> Provided material:
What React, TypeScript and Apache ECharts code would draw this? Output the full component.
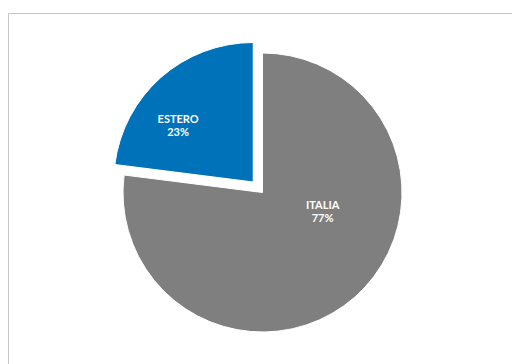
import React, { useEffect, useRef } from "react";
import * as echarts from "echarts";

const categories = ["ITALIA", "ESTERO"];
const values = [77, 23];
const colors = ["#7F7F7F", "#0072BA"];

export default function App() {
  const ref = useRef<HTMLDivElement>(null);
  useEffect(() => {
    if (!ref.current) return;
    const chart = echarts.init(ref.current, null, { renderer: "svg" });
    const labelShift: Record<number, { dx: number; dy: number }> = {
      0: { dx: 12, dy: -36 },
      1: { dx: -27, dy: -2 },
    };
    chart.setOption({
      animation: false,
      backgroundColor: "#ffffff",
      graphic: [
        {
          type: "rect",
          shape: { x: 8.5, y: 13.5, width: 600, height: 400 },
          style: { fill: "none", stroke: "#C6C6C6", lineWidth: 1 },
          silent: true,
        },
      ],
      series: [
        {
          type: "pie",
          center: [262.5, 192.5],
          radius: 139.5,
          startAngle: 90,
          clockwise: true,
          selectedMode: "single",
          selectedOffset: 14,
          emphasis: { disabled: true },
          itemStyle: { borderColor: "#ffffff", borderWidth: 1 },
          label: {
            show: true,
            position: "inside",
            formatter: (p: any) => `${p.name}\n${p.value}%`,
            color: "#ffffff",
            fontFamily: "Lato",
            fontWeight: "bold",
            fontSize: 11,
            lineHeight: 13,
          },
          labelLine: { show: false },
          labelLayout: (p: any) => labelShift[p.dataIndex] || {},
          data: categories.map((c, i) => ({
            name: c,
            value: values[i],
            selected: i === 1,
            itemStyle: { color: colors[i] },
          })),
        },
      ],
    });
    return () => chart.dispose();
  }, []);
  return (
    <div
      ref={ref}
      style={{ position: "fixed", left: 0, top: 0, width: 512, height: 364 }}
    />
  );
}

> Exercise: The material above must be printed exactly, with its pictures left out.

> Task result:
What React, TypeScript and Apache ECharts code would draw this? Output the full component.
import React, { useEffect, useRef } from "react";
import * as echarts from "echarts";

const categories = ["ITALIA", "ESTERO"];
const values = [77, 23];
const colors = ["#7F7F7F", "#0072BA"];

export default function App() {
  const ref = useRef<HTMLDivElement>(null);
  useEffect(() => {
    if (!ref.current) return;
    const chart = echarts.init(ref.current, null, { renderer: "svg" });
    const labelShift: Record<number, { dx: number; dy: number }> = {
      0: { dx: 12, dy: -36 },
      1: { dx: -27, dy: -2 },
    };
    chart.setOption({
      animation: false,
      backgroundColor: "#ffffff",
      graphic: [
        {
          type: "rect",
          shape: { x: 8.5, y: 13.5, width: 600, height: 400 },
          style: { fill: "none", stroke: "#C6C6C6", lineWidth: 1 },
          silent: true,
        },
      ],
      series: [
        {
          type: "pie",
          center: [262.5, 192.5],
          radius: 139.5,
          startAngle: 90,
          clockwise: true,
          selectedMode: "single",
          selectedOffset: 14,
          emphasis: { disabled: true },
          itemStyle: { borderColor: "#ffffff", borderWidth: 1 },
          label: {
            show: true,
            position: "inside",
            formatter: (p: any) => `${p.name}\n${p.value}%`,
            color: "#ffffff",
            fontFamily: "Lato",
            fontWeight: "bold",
            fontSize: 11,
            lineHeight: 13,
          },
          labelLine: { show: false },
          labelLayout: (p: any) => labelShift[p.dataIndex] || {},
          data: categories.map((c, i) => ({
            name: c,
            value: values[i],
            selected: i === 1,
            itemStyle: { color: colors[i] },
          })),
        },
      ],
    });
    return () => chart.dispose();
  }, []);
  return (
    <div
      ref={ref}
      style={{ position: "fixed", left: 0, top: 0, width: 512, height: 364 }}
    />
  );
}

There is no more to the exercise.